# START OF Records for the task
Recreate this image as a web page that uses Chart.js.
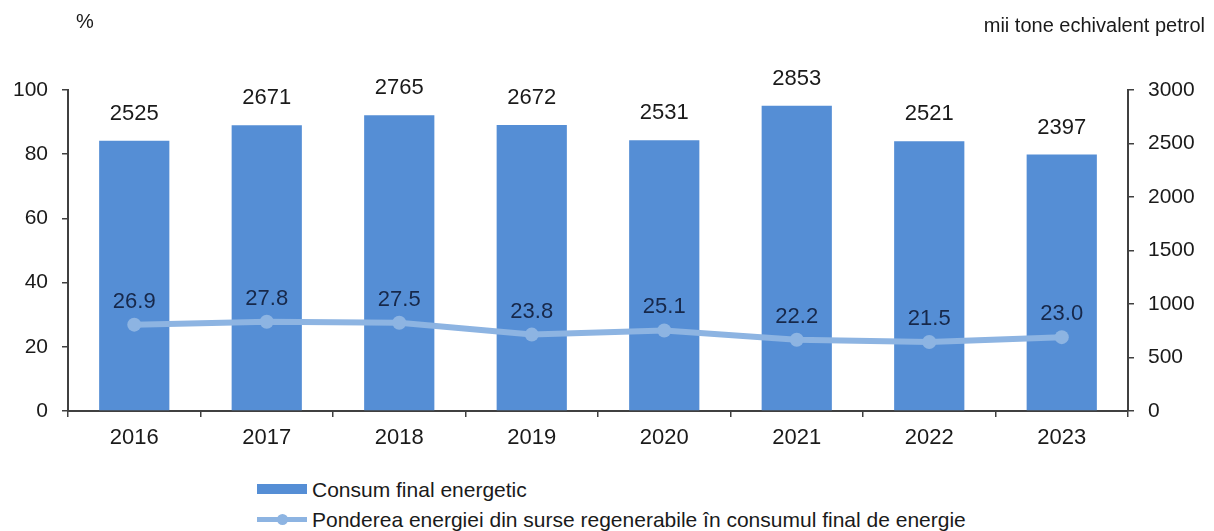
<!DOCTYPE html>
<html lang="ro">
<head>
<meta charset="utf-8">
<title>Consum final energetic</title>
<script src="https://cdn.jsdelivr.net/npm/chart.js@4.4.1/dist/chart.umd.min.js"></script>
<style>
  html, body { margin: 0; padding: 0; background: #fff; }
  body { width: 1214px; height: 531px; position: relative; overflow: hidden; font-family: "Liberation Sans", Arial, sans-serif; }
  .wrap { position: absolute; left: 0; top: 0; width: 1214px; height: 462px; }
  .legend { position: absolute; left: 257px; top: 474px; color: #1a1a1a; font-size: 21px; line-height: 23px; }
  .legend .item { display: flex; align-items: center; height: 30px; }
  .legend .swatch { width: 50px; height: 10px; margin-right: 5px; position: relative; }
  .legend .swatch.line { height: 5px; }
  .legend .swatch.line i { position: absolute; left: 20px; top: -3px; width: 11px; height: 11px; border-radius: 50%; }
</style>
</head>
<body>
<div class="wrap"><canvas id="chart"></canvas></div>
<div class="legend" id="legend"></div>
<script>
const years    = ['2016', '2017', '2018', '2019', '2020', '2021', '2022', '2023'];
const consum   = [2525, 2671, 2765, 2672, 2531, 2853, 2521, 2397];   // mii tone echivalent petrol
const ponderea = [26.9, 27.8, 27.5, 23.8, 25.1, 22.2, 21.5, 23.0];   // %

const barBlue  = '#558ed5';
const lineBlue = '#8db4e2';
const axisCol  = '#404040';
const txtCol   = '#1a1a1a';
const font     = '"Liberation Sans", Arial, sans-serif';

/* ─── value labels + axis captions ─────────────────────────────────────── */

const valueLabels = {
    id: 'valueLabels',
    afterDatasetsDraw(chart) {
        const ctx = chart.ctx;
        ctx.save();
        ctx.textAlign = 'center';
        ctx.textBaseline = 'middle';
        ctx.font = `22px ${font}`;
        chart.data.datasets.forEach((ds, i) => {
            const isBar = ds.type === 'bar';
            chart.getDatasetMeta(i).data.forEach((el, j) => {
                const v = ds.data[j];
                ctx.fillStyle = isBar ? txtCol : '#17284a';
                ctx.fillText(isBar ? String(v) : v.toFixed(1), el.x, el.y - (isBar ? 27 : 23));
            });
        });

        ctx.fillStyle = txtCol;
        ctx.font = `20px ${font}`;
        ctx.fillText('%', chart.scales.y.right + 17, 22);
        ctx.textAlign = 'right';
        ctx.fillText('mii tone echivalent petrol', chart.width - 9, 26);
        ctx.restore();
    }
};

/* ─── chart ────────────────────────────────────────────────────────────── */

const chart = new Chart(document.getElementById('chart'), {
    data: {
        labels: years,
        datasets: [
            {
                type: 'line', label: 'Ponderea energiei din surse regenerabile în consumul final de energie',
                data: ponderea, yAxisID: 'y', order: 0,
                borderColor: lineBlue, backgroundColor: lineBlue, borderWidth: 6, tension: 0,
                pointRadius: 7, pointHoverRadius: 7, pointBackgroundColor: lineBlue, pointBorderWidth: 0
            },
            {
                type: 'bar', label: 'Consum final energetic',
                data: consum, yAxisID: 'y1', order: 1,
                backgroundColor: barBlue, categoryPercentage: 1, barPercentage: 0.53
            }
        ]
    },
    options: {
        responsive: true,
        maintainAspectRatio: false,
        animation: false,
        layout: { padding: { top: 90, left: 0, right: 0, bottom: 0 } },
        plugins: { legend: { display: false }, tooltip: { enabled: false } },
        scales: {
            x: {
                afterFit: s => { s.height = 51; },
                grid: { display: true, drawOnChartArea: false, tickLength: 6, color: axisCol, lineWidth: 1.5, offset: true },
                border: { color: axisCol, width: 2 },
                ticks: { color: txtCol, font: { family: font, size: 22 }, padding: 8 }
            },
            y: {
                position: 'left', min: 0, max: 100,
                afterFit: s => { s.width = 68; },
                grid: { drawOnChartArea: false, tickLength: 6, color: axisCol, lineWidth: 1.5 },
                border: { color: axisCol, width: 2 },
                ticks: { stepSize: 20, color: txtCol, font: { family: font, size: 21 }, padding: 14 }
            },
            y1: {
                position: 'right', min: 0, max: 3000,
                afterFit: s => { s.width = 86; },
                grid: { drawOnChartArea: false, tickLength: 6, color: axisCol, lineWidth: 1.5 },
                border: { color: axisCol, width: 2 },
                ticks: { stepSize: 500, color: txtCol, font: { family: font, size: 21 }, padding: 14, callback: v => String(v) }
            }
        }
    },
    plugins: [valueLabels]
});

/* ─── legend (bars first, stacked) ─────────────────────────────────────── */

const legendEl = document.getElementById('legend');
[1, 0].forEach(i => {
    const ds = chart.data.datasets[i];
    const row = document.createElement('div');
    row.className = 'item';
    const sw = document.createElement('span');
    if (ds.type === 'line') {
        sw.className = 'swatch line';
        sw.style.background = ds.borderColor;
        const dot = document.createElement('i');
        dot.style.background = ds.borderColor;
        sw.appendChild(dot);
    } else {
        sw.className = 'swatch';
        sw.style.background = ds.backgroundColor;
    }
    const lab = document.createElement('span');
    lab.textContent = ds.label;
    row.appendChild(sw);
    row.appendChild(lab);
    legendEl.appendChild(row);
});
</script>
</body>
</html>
# END OF Records for the task
# START OF Records for the task
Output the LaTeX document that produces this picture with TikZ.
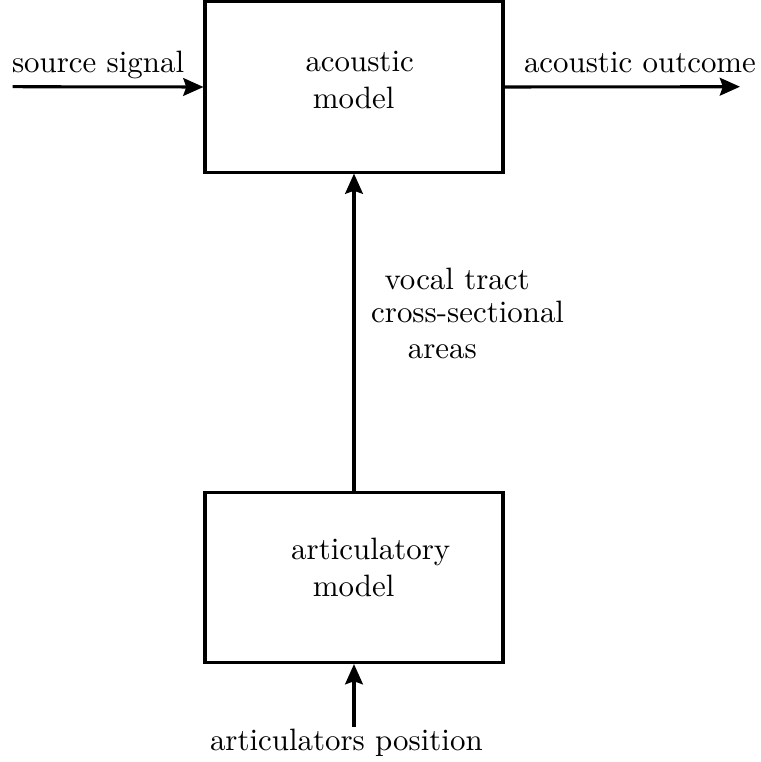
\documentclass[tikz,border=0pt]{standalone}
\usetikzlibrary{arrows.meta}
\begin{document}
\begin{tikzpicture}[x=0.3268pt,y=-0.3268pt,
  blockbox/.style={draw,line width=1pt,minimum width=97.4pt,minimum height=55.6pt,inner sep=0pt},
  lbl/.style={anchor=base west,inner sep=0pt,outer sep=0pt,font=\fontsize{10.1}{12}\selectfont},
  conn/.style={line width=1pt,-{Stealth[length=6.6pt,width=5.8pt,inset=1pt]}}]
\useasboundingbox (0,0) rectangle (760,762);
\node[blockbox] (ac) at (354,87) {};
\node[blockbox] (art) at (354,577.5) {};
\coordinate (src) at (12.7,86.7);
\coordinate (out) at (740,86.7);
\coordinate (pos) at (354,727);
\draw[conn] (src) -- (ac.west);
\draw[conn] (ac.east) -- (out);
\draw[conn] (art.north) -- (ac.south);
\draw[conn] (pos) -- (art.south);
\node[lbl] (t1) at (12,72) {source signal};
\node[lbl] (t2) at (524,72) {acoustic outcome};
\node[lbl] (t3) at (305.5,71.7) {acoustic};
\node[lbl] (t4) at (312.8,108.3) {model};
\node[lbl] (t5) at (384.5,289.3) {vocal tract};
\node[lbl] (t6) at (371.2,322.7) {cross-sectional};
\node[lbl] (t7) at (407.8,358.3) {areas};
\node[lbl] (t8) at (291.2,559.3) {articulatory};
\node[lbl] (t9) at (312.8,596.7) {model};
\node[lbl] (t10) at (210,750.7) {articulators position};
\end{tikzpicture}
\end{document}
# END OF Records for the task
Copy exactly, and copy only, the lines from the one with "Recreate this image" to the one with "captions ─────────────────────────────────────── */", ends included. Pictures are not part of the copy.

**Response to this task**
Recreate this image as a web page that uses Chart.js.
<!DOCTYPE html>
<html lang="ro">
<head>
<meta charset="utf-8">
<title>Consum final energetic</title>
<script src="https://cdn.jsdelivr.net/npm/chart.js@4.4.1/dist/chart.umd.min.js"></script>
<style>
  html, body { margin: 0; padding: 0; background: #fff; }
  body { width: 1214px; height: 531px; position: relative; overflow: hidden; font-family: "Liberation Sans", Arial, sans-serif; }
  .wrap { position: absolute; left: 0; top: 0; width: 1214px; height: 462px; }
  .legend { position: absolute; left: 257px; top: 474px; color: #1a1a1a; font-size: 21px; line-height: 23px; }
  .legend .item { display: flex; align-items: center; height: 30px; }
  .legend .swatch { width: 50px; height: 10px; margin-right: 5px; position: relative; }
  .legend .swatch.line { height: 5px; }
  .legend .swatch.line i { position: absolute; left: 20px; top: -3px; width: 11px; height: 11px; border-radius: 50%; }
</style>
</head>
<body>
<div class="wrap"><canvas id="chart"></canvas></div>
<div class="legend" id="legend"></div>
<script>
const years    = ['2016', '2017', '2018', '2019', '2020', '2021', '2022', '2023'];
const consum   = [2525, 2671, 2765, 2672, 2531, 2853, 2521, 2397];   // mii tone echivalent petrol
const ponderea = [26.9, 27.8, 27.5, 23.8, 25.1, 22.2, 21.5, 23.0];   // %

const barBlue  = '#558ed5';
const lineBlue = '#8db4e2';
const axisCol  = '#404040';
const txtCol   = '#1a1a1a';
const font     = '"Liberation Sans", Arial, sans-serif';

/* ─── value labels + axis captions ─────────────────────────────────────── */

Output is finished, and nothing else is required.